Но вернемся к Герингу и его переживаниям в связи с тем, что его изолировали от товарищей по несчастью:
«То, что я сейчас — «наци № 1» среди обвиняемых, еще не означает, что я — самый опасный из них. И полковнику Эндрюсу не стоит забывать, что ему приходится иметь дело с личностями, вошедшими в историю. Правильно ли мы действовали или нет, мы — личности исторические, а он — никто».
Геринг вспомнил о британском тюремщике Наполеона, которому пришлось писать двухтомные мемуары, оправдываясь в суровом обращении с поверженным императором. Соотечественники его якобы все равно посадили бы в тюрьму.
Фриче, бывший начальник отдела радиовещания министерства пропаганды, талантливый радиокомментатор и журналист, был морально сломлен показанными «киноужасами». Он говорил Гильберту, что чувствует себя утопающим в гигантской куче дерьма, и назвал Геринга, сохранявшего невозмутимость, «толстошкурым носорогом» и позором немецкого народа.

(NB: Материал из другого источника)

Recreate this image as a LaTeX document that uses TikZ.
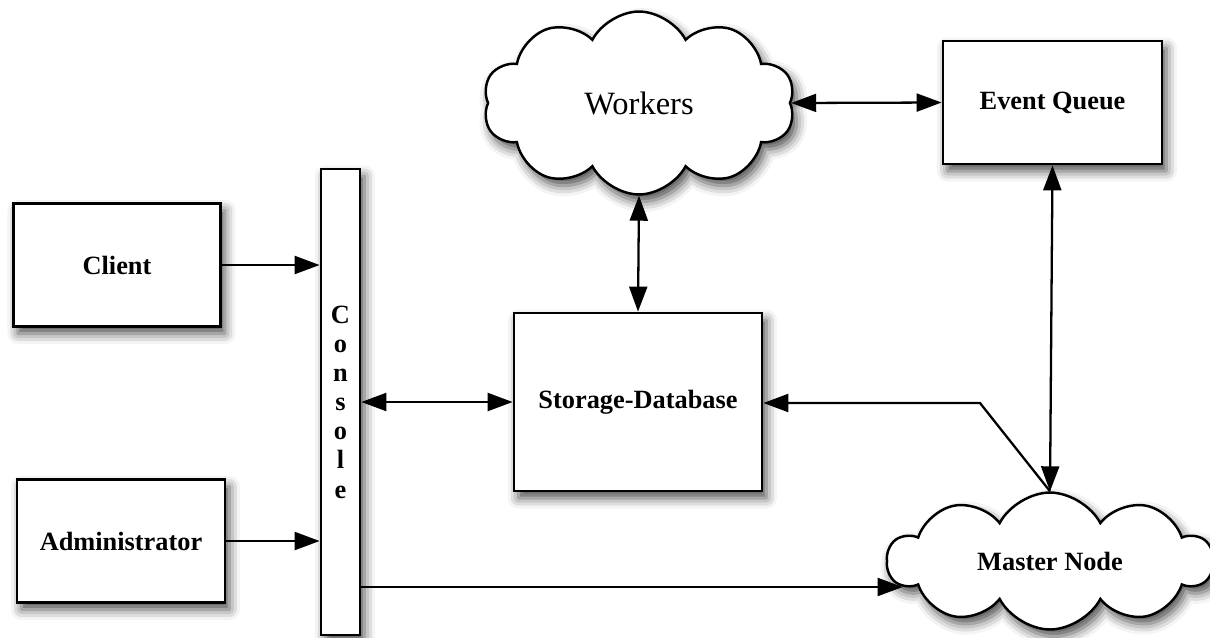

24 февраля Геринг, в свою очередь, убеждал Гильберта:
«Поймите, профессор, я не бесчувственное чудовище, для которого человеческая жизнь — ничто. Все показанные ужасы не оставили меня равнодушным. Но мне на своем веку пришлось повидать и тысячи обгорелых, изуродованных трупов Первой мировой войны и познать, что такое голод. И тысячи обгорелых трупов женщин и детей, погибших при авианалетах в эту войну. Конечно, Фриче сломался, насмотревшись на то, что демонстрировалось на экране, его даже освободили от участия в очередном заседании. Но ему за всю войну только и приходилось сообщать по радио о том, что Берлин или Дрезден стали объектом очередного террористического налета, во время которого погибло столько-то человек. А я, как министр авиации и главком люфтваффе, сам ездил осматривать трупы, иногда еще дымившиеся. И мне нет нужды смотреть фильмы, чтобы понять, как выглядят ужасы войны».